Can an Employer Disclose Disciplinary Action Against an Employee in NYS?
There is no generally affirmative duty under New York law to disclose or not disclose information about disciplinary action against employees and ex-employees. Exceptions exist in the education, medical, childcare, police fields among others. Most private employers are free to choose what to disclose or not about disciplinary action. Regarding current employees, the best practice from a human resources perspective has been and continues to be that disciplinary information be kept to a relatively small number of other employees/managers that have a need to know about it.
Considering former employees, the advice to and policy of most New York employers has been to give only the ex-employee’s dates of employment and last position held in order to avoid the risk of a defamation claim should something said about the disciplinary action turn out to be incorrect. This is even though defamation, defined as communicating false information about a person that injures the person, is a difficult claim to succeed on in New York. More specifically, defamation requires that a false statement be published (verbally or in writing) to a third party without any privilege or authorization, and that the publication causes damages.
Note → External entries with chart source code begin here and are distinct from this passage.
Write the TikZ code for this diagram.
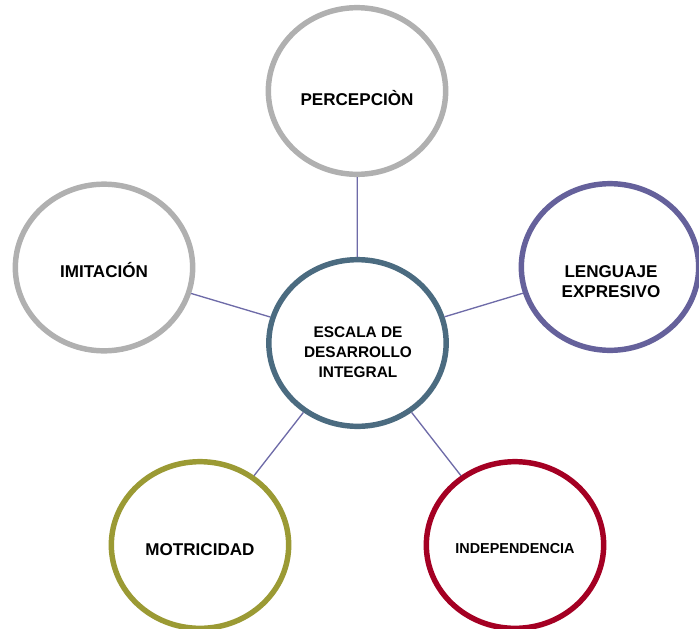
\documentclass[tikz,border=0pt]{standalone}
\usepackage{fontspec}
\setmainfont{Liberation Sans}
\usetikzlibrary{shapes.geometric}

\definecolor{ringgray}{HTML}{B0B0B0}
\definecolor{hubblue}{HTML}{4B6B80}
\definecolor{langviolet}{HTML}{65619B}
\definecolor{motolive}{HTML}{9B9A34}
\definecolor{indred}{HTML}{A40023}
\definecolor{linkviolet}{HTML}{6E6BA8}

\begin{document}
\begin{tikzpicture}[
  x=0.75pt, y=-0.75pt,
  ring/.style={ellipse, draw, line width=4.1pt, fill=white,
               minimum width=133pt, minimum height=125pt, inner sep=0pt},
  txt/.style={font=\bfseries\fontsize{12.8}{15}\selectfont,
              text height=9.2pt, text depth=0pt, inner sep=0pt},
  link/.style={linkviolet, line width=1pt},
]
\useasboundingbox (0,0) rectangle (699,628);

%% ---- centre ----
\node[ring, draw=hubblue] (hub) at (357.5,343)
  {};
\node[font=\bfseries\fontsize{11.55}{15}\selectfont, align=center, inner sep=0pt]
  (hubtxt) at (358,352.5) {ESCALA DE\\DESARROLLO\\INTEGRAL};

%% ---- outer circles ----
\node[ring, draw=ringgray,
      label={[txt, yshift=-6pt]center:PERCEPCIÒN}] (perc) at (357,91) {};
\node[ring, draw=langviolet] (leng) at (610,267) {};
\node[font=\bfseries\fontsize{12.8}{15}\selectfont, align=center, inner sep=0pt]
  (lengtxt) at (611,282) {LENGUAJE\\EXPRESIVO};
\node[ring, draw=ringgray,
      label={[txt, yshift=-2.6pt]center:IMITACIÓN}] (imit) at (104,267.5) {};
\node[ring, draw=motolive,
      label={[txt, yshift=-3pt]center:MOTRICIDAD}] (motr) at (200,545) {};
\node[ring, draw=indred,
      label={[txt, font=\bfseries\fontsize{10.8}{13}\selectfont,
              text height=7.7pt, yshift=-2.3pt]center:INDEPENDENCIA}] (indep) at (515,545) {};

%% ---- links ----
\draw[link] (hub) -- (perc);
\draw[link] (hub) -- (leng);
\draw[link] (hub) -- (imit);
\draw[link] (hub) -- (motr);
\draw[link] (hub) -- (indep);
\end{tikzpicture}
\end{document}
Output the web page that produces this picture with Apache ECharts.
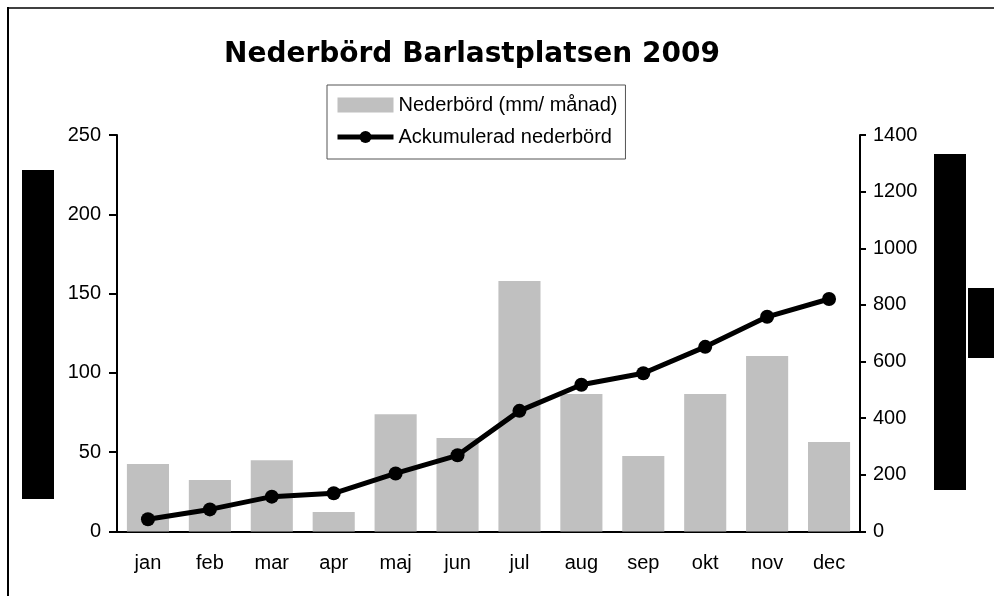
<!DOCTYPE html>
<html>
<head>
<meta charset="utf-8">
<title>Nederbörd Barlastplatsen 2009</title>
<script src="https://cdn.jsdelivr.net/npm/echarts@6/dist/echarts.min.js"></script>
<style>
  * { margin: 0; padding: 0; }
  html, body { background: #fff; }
  #main { width: 994px; height: 596px; }
</style>
</head>
<body>
<div id="main"></div>
<script>
// månader
const months = ["jan", "feb", "mar", "apr", "maj", "jun", "jul", "aug", "sep", "okt", "nov", "dec"];
// nederbörd per månad (mm), avläst
const monthly = [42.6, 32.5, 45, 12.3, 74, 59, 158, 86.7, 47.6, 86.7, 110.7, 56.4];
// ackumulerad nederbörd (mm), avläst
const accumulated = [43, 78, 123, 135, 205, 269, 426, 518, 559, 652, 758, 821];
// axlar
const leftMax = 250, leftStep = 50;
const rightMax = 1400, rightStep = 200;

const font = "'Liberation Sans', Arial, sans-serif";
const chart = echarts.init(document.getElementById("main"));

chart.setOption({
  animation: false,
  backgroundColor: "#fff",
  title: {
    text: "Nederbörd Barlastplatsen 2009",
    left: 224,
    top: 41,
    padding: 0,
    textStyle: {
      fontFamily: "'DejaVu Sans', sans-serif",
      fontWeight: "bold",
      fontSize: 28,
      color: "#000"
    }
  },
  legend: {
    orient: "vertical",
    left: 327,
    top: 85,
    padding: [10, 8, 12, 8],
    itemGap: 12,
    itemWidth: 56,
    itemHeight: 15,
    borderColor: "#555",
    borderWidth: 1,
    lineStyle: { width: 5 },
    textStyle: { fontFamily: font, fontSize: 20, color: "#000", lineHeight: 20 },
    data: [
      { name: "Nederbörd (mm/ månad)", icon: "rect" },
      { name: "Ackumulerad nederbörd" }
    ]
  },
  grid: {
    left: 117,
    right: 134,
    top: 135,
    bottom: 64.5,
    containLabel: false
  },
  xAxis: {
    type: "category",
    data: months,
    boundaryGap: true,
    axisLine: { lineStyle: { color: "#000", width: 2 } },
    axisTick: { length: 8, lineStyle: { color: "#000", width: 2 } },
    axisLabel: { fontFamily: font, fontSize: 20, color: "#000", margin: 22 }
  },
  yAxis: [
    {
      type: "value",
      min: 0,
      max: leftMax,
      interval: leftStep,
      position: "left",
      splitLine: { show: false },
      axisLine: { show: true, lineStyle: { color: "#000", width: 2 } },
      axisTick: { show: true, length: 8, lineStyle: { color: "#000", width: 2 } },
      axisLabel: { fontFamily: font, fontSize: 20, color: "#000", margin: 16 }
    },
    {
      type: "value",
      min: 0,
      max: rightMax,
      interval: rightStep,
      position: "right",
      splitLine: { show: false },
      axisLine: { show: true, lineStyle: { color: "#000", width: 2 } },
      axisTick: { show: true, length: 6, lineStyle: { color: "#000", width: 2 } },
      axisLabel: {
        fontFamily: font, fontSize: 20, color: "#000", margin: 13,
        formatter: v => String(v)
      }
    }
  ],
  series: [
    {
      name: "Nederbörd (mm/ månad)",
      type: "bar",
      yAxisIndex: 0,
      barCategoryGap: "32%",
      itemStyle: { color: "#c0c0c0" },
      data: monthly
    },
    {
      name: "Ackumulerad nederbörd",
      type: "line",
      yAxisIndex: 1,
      symbol: "circle",
      symbolSize: 14,
      z: 5,
      lineStyle: { color: "#000", width: 5 },
      itemStyle: { color: "#000" },
      data: accumulated
    }
  ],
  graphic: [
    // ram
    { type: "line", shape: { x1: 7, y1: 8, x2: 994, y2: 8 }, style: { stroke: "#404040", lineWidth: 2 } },
    { type: "line", shape: { x1: 8, y1: 7, x2: 8, y2: 596 }, style: { stroke: "#000", lineWidth: 2 } },
    // överstrukna axeltitlar
    { type: "rect", shape: { x: 22, y: 170, width: 32, height: 329 }, style: { fill: "#000" } },
    { type: "rect", shape: { x: 934, y: 154, width: 32, height: 336 }, style: { fill: "#000" } },
    { type: "rect", shape: { x: 968, y: 288, width: 26, height: 70 }, style: { fill: "#000" } }
  ]
});
</script>
</body>
</html>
Moreover, New York has a qualified privilege allowing employers with an interest in common with the recipient (such as a prospective employer perhaps) to share honest information about ex-employees, including disciplinary action, even though the information may turn out later to be inaccurate. This qualified privilege requires that the employer disclosing the information do so in good faith and without actual malice.
In the current “Me Too” climate regarding sexual harassment, some commentators and some employers have expressed the belief that disciplinary action against ex-employees for sexual harassment should be shared with prospective employers. California reacted by passing a law specifically exempting reports of prior sexual harassment from possible defamation liability. New York has not done so to date. So, the answer to the question of “Can an employer disclose disciplinary action against an employee?” is not black and white. Accordingly, employers who wish to provide information about disciplinary action taken against ex-employees should still consult with experienced employment counsel before doing so.